I'm reading a paper about kernel estimation and struggling with this part, which constructs the pdf of logZ^2 (Z has Standard normal distribution)
I don't understand how they compute the function like this. Can someone provide the detailed computation from step 1 to step 2?
Many thanks in advance.
Let $f_Z$ denote the density of $\log Z_i^2$. We obtain, $\newcommand{\brp}[1]{{\left(#1\right)}}$ $\newcommand{\brs}[1]{{\left[#1\right]}}$ $\newcommand{\dx}{\mathrm{dx}}$ $\newcommand{\deriv} [2] {{\frac{\mathrm{d}#1}{\mathrm{d}#2} }}$ \begin{align*} f_Z(x) &= \deriv{}{x}\brp{\frac{2}{\sqrt{2\pi}}\int_{-\infty}^{e^{x/2}} e^{-s^2/2}ds-1} \\&= \frac{2}{\sqrt{2\pi}}\brs{\brp{\deriv{}{x}e^{x/2}}e^{-e^x/2}} \\&= \frac{2}{\sqrt{2\pi}}\brs{\frac{1}{2}e^{x/2}e^{-e^x/2}} \\&= \frac{1}{\sqrt{2\pi}}e^{x/2}e^{-e^x/2} \end{align*}
Sorry but reading it with my cell phone I cannot see your picture. That is one of the reason why it is not a good idea to substitute formulas with pictures.

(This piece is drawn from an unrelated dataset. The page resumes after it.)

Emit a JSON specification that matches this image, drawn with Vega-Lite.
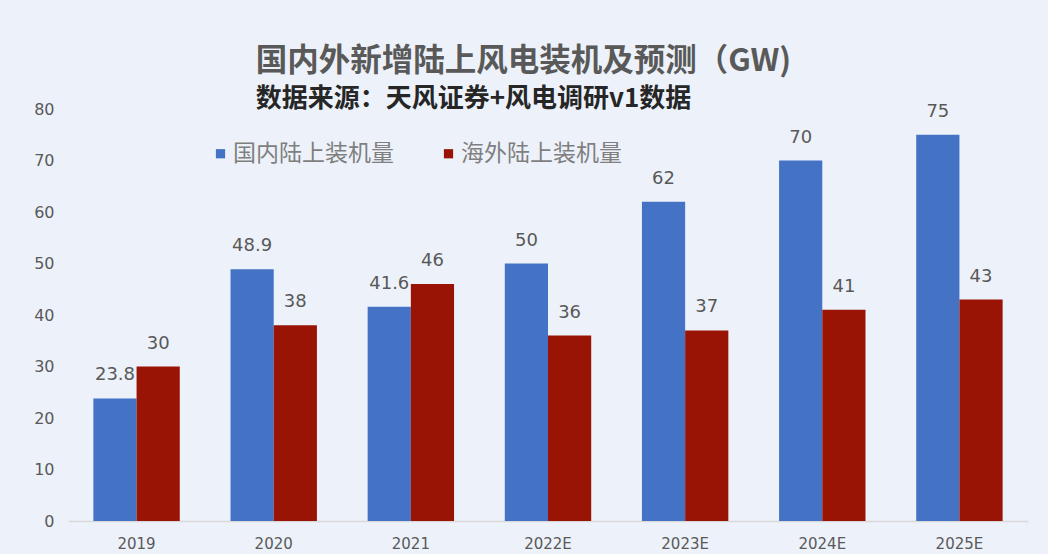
{
  "$schema": "https://vega.github.io/schema/vega-lite/v6.json",
  "width": 960,
  "height": 412,
  "background": "#EDF2FA",
  "padding": {"left": 33, "top": 45, "right": 20, "bottom": 5},
  "config": {"view": {"stroke": null}},
  "title": {
    "text": "国内外新增陆上风电装机及预测（GW)",
    "subtitle": "数据来源：天风证券+风电调研v1数据",
    "anchor": "start",
    "dx": 222,
    "font": "Noto Sans CJK SC",
    "fontSize": 31.5,
    "fontWeight": "bold",
    "color": "#595959",
    "subtitleFont": "Noto Sans CJK SC",
    "subtitleFontSize": 26,
    "subtitleFontWeight": "bold",
    "subtitleColor": "#262626",
    "subtitlePadding": 9,
    "offset": -11
  },
  "data": {
    "values": [
      {"year": "2019", "series": "国内陆上装机量", "value": 23.8},
      {"year": "2019", "series": "海外陆上装机量", "value": 30},
      {"year": "2020", "series": "国内陆上装机量", "value": 48.9},
      {"year": "2020", "series": "海外陆上装机量", "value": 38},
      {"year": "2021", "series": "国内陆上装机量", "value": 41.6},
      {"year": "2021", "series": "海外陆上装机量", "value": 46},
      {"year": "2022E", "series": "国内陆上装机量", "value": 50},
      {"year": "2022E", "series": "海外陆上装机量", "value": 36},
      {"year": "2023E", "series": "国内陆上装机量", "value": 62},
      {"year": "2023E", "series": "海外陆上装机量", "value": 37},
      {"year": "2024E", "series": "国内陆上装机量", "value": 70},
      {"year": "2024E", "series": "海外陆上装机量", "value": 41},
      {"year": "2025E", "series": "国内陆上装机量", "value": 75},
      {"year": "2025E", "series": "海外陆上装机量", "value": 43}
    ]
  },
  "encoding": {
    "x": {
      "field": "year",
      "type": "nominal",
      "sort": null,
      "scale": {"paddingInner": 0.37, "paddingOuter": 0.185},
      "axis": {
        "title": null,
        "labelAngle": 0,
        "labelFont": "DejaVu Sans",
        "labelFontSize": 15,
        "labelColor": "#595959",
        "labelPadding": 15,
        "ticks": false,
        "domainColor": "#D9D9D9",
        "domainWidth": 1.5
      }
    },
    "xOffset": {
      "field": "series",
      "type": "nominal",
      "sort": ["国内陆上装机量", "海外陆上装机量"],
      "scale": {"paddingInner": 0, "paddingOuter": 0}
    },
    "y": {
      "field": "value",
      "type": "quantitative",
      "scale": {"domain": [0, 80], "nice": false},
      "axis": {
        "title": null,
        "values": [0, 10, 20, 30, 40, 50, 60, 70, 80],
        "grid": false,
        "domain": false,
        "ticks": false,
        "labelFont": "DejaVu Sans",
        "labelFontSize": 16,
        "labelColor": "#595959",
        "labelPadding": 14
      }
    }
  },
  "layer": [
    {
      "mark": {"type": "bar"},
      "encoding": {
        "color": {
          "field": "series",
          "type": "nominal",
          "scale": {"domain": ["国内陆上装机量", "海外陆上装机量"], "range": ["#4472C4", "#991405"]},
          "legend": {
            "title": null,
            "orient": "none",
            "direction": "horizontal",
            "legendX": 141,
            "legendY": 33,
            "symbolType": "square",
            "symbolSize": 85,
            "symbolStrokeWidth": 0,
            "labelFont": "Noto Sans CJK SC",
            "labelFontSize": 23,
            "labelLimit": 400,
            "labelColor": "#7F7F7F",
            "labelOffset": 1,
            "columnPadding": 43
          }
        }
      }
    },
    {
      "mark": {"type": "text", "baseline": "alphabetic", "dy": -18, "font": "DejaVu Sans", "fontSize": 18, "color": "#595959"},
      "encoding": {
        "text": {"field": "value", "type": "quantitative"}
      }
    }
  ]
}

Anyway, just using the Fundamental Transformation theorem, Here in the paragraph "Functions of Random Variables, you will easy find that
$$y=\log z^2$$
$$z^2=e^y$$
$$|z|=e^{y/2}$$
and
$$\Bigg|\frac{d}{dy}z\Bigg|=\frac{1}{2}e^{y/2}$$
thus
$$f_Y(y)=\frac{2}{\sqrt{2\pi}}e^{-e^{y}/2}\frac{1}{2}e^{y/2}=\frac{1}{\sqrt{2\pi}}e^{-e^{y}/2}e^{y/2}$$
At present I cannot check if my result matches with yours but I think it does.